Exercise: Take the lines from the beginning of the material through the line containing "29.1, 29.5, 30.2];" and retype them exactly, leaving the pictures out.

## begin Data section

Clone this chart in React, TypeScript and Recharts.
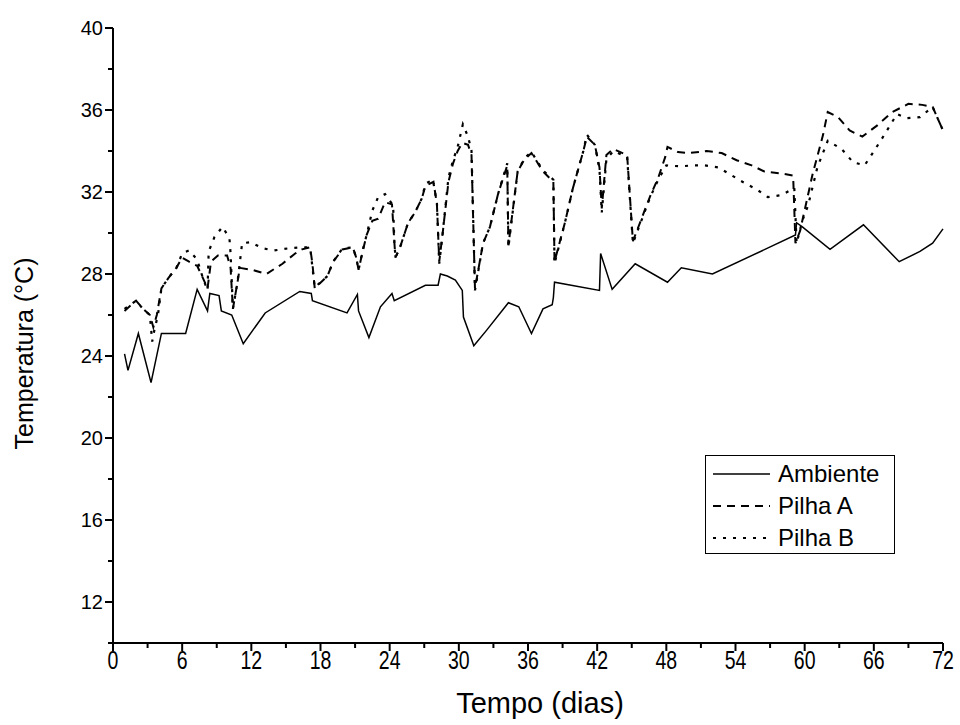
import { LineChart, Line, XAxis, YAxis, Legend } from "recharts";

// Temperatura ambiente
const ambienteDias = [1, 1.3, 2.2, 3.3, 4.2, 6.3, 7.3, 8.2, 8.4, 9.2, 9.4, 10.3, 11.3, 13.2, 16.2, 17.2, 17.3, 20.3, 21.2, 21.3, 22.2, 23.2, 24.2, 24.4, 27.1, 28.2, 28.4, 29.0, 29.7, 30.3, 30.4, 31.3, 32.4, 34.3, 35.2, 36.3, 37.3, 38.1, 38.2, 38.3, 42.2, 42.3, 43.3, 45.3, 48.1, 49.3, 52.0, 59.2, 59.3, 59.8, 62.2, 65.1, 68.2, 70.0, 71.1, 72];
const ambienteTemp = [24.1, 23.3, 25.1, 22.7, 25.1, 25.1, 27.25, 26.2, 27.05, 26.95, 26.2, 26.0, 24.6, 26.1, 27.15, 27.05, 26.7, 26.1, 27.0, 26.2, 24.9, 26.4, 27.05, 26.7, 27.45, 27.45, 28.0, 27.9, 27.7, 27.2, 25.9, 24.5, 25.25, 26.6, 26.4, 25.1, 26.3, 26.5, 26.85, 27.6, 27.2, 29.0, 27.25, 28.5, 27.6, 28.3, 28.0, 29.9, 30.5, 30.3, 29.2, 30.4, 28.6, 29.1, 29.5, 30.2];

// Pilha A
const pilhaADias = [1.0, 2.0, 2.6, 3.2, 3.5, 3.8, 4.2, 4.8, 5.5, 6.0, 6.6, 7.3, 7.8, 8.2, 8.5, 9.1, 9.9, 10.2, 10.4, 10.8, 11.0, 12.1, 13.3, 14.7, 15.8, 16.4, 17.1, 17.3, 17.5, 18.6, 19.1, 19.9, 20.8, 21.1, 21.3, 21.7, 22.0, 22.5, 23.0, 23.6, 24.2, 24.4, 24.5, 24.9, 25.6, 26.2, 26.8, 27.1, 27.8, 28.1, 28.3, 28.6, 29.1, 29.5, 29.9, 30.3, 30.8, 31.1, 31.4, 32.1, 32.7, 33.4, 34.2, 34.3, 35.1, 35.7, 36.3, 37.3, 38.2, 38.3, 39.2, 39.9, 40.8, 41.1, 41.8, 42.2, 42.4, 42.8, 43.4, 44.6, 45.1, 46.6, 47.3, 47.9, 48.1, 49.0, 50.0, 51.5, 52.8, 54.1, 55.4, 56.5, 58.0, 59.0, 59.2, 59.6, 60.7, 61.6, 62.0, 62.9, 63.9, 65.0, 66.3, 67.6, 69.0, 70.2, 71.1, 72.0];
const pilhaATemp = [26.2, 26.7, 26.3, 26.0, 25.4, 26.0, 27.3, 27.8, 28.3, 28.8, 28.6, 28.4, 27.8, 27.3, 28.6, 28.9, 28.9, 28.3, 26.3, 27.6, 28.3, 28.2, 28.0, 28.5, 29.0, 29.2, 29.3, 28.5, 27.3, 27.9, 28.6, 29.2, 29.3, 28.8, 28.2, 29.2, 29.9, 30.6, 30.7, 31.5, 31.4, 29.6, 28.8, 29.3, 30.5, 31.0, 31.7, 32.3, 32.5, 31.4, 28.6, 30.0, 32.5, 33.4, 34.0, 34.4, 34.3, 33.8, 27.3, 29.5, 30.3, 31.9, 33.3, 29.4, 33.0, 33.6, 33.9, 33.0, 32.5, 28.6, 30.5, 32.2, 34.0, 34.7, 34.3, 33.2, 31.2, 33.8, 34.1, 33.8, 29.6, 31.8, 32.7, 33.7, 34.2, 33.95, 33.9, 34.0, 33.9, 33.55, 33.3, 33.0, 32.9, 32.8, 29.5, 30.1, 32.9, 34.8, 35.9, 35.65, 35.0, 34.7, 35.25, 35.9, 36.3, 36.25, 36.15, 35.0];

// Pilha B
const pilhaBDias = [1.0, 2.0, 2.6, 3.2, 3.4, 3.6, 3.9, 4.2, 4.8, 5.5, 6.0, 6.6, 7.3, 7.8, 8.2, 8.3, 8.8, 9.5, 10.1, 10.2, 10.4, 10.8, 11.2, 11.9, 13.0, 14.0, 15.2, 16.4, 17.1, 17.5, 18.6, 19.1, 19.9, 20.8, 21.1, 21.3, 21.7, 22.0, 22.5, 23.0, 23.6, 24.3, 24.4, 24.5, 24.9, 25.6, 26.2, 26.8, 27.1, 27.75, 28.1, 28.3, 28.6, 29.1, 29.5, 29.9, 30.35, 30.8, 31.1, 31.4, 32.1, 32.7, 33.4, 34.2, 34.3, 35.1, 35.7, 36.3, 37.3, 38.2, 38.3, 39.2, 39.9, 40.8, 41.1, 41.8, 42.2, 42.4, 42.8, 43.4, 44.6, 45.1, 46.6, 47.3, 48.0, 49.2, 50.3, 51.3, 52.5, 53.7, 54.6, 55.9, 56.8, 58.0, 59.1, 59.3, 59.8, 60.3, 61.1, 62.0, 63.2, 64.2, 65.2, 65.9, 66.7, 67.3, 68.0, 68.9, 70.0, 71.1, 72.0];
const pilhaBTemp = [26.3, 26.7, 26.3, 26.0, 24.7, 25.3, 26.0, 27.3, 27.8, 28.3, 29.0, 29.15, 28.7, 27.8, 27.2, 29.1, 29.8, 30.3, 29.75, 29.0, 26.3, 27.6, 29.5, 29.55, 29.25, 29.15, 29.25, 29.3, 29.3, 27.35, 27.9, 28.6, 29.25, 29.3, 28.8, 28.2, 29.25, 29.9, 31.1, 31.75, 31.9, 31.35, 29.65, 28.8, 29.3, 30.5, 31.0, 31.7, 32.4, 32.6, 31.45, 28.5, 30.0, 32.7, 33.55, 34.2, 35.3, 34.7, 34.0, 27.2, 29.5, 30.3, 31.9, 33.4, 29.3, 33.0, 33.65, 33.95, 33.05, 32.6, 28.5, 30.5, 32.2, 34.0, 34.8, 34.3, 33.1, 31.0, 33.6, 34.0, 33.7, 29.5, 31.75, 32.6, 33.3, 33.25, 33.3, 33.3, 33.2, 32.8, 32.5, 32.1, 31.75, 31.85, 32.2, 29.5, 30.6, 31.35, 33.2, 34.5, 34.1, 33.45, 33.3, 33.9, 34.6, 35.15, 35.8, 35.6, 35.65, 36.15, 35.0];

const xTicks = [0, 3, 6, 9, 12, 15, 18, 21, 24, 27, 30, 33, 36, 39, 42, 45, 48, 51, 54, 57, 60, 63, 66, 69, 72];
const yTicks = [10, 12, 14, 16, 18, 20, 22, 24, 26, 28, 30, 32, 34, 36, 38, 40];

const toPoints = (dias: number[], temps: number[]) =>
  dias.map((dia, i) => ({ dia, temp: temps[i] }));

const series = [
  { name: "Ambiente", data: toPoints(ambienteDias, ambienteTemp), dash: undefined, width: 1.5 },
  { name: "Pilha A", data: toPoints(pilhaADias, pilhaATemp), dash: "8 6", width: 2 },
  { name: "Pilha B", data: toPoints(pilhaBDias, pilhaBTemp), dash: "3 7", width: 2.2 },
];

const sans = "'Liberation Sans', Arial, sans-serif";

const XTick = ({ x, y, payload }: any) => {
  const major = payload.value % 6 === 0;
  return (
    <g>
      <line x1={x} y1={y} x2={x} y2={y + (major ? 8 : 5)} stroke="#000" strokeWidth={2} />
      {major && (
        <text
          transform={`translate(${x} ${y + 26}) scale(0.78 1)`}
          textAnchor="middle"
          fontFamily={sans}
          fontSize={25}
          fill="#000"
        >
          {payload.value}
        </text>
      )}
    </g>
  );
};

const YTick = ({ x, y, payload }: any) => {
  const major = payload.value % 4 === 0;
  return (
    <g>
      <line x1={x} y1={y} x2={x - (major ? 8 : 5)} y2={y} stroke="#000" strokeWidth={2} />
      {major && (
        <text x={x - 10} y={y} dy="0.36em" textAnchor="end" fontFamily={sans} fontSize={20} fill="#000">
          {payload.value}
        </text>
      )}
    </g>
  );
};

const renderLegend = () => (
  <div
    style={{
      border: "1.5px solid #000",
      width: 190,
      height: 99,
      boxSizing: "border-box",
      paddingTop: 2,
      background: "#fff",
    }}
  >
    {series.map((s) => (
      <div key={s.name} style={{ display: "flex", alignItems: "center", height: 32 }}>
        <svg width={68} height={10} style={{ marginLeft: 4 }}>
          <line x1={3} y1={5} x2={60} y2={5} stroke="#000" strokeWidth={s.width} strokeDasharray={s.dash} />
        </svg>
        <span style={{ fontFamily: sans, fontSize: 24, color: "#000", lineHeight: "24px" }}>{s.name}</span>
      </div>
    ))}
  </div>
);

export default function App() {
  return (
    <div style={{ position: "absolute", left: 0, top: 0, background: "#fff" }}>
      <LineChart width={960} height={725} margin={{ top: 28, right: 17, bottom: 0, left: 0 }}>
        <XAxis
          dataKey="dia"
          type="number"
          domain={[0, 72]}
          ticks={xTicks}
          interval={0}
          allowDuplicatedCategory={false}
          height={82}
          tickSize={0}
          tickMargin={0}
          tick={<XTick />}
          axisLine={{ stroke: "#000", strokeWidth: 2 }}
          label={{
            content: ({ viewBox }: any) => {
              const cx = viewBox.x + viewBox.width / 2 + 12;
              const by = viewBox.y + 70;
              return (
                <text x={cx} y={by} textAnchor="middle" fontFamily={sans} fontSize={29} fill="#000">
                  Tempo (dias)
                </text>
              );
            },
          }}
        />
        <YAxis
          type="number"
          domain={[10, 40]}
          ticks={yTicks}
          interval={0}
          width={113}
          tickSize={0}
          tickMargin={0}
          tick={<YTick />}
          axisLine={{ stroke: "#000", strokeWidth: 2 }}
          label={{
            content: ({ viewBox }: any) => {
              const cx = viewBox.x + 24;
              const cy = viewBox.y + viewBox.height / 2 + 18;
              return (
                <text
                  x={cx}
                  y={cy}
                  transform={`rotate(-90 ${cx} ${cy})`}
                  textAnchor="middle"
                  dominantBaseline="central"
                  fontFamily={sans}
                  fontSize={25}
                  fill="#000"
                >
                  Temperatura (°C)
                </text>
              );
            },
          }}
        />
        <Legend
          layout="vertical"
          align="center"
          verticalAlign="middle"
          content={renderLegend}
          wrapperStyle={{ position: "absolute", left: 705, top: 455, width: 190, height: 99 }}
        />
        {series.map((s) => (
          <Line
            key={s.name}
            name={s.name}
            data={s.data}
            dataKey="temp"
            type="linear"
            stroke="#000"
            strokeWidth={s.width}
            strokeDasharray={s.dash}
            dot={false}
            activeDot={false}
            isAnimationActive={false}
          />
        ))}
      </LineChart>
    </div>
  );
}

## end Data section

Result of the exercise:
Clone this chart in React, TypeScript and Recharts.
import { LineChart, Line, XAxis, YAxis, Legend } from "recharts";

// Temperatura ambiente
const ambienteDias = [1, 1.3, 2.2, 3.3, 4.2, 6.3, 7.3, 8.2, 8.4, 9.2, 9.4, 10.3, 11.3, 13.2, 16.2, 17.2, 17.3, 20.3, 21.2, 21.3, 22.2, 23.2, 24.2, 24.4, 27.1, 28.2, 28.4, 29.0, 29.7, 30.3, 30.4, 31.3, 32.4, 34.3, 35.2, 36.3, 37.3, 38.1, 38.2, 38.3, 42.2, 42.3, 43.3, 45.3, 48.1, 49.3, 52.0, 59.2, 59.3, 59.8, 62.2, 65.1, 68.2, 70.0, 71.1, 72];
const ambienteTemp = [24.1, 23.3, 25.1, 22.7, 25.1, 25.1, 27.25, 26.2, 27.05, 26.95, 26.2, 26.0, 24.6, 26.1, 27.15, 27.05, 26.7, 26.1, 27.0, 26.2, 24.9, 26.4, 27.05, 26.7, 27.45, 27.45, 28.0, 27.9, 27.7, 27.2, 25.9, 24.5, 25.25, 26.6, 26.4, 25.1, 26.3, 26.5, 26.85, 27.6, 27.2, 29.0, 27.25, 28.5, 27.6, 28.3, 28.0, 29.9, 30.5, 30.3, 29.2, 30.4, 28.6, 29.1, 29.5, 30.2];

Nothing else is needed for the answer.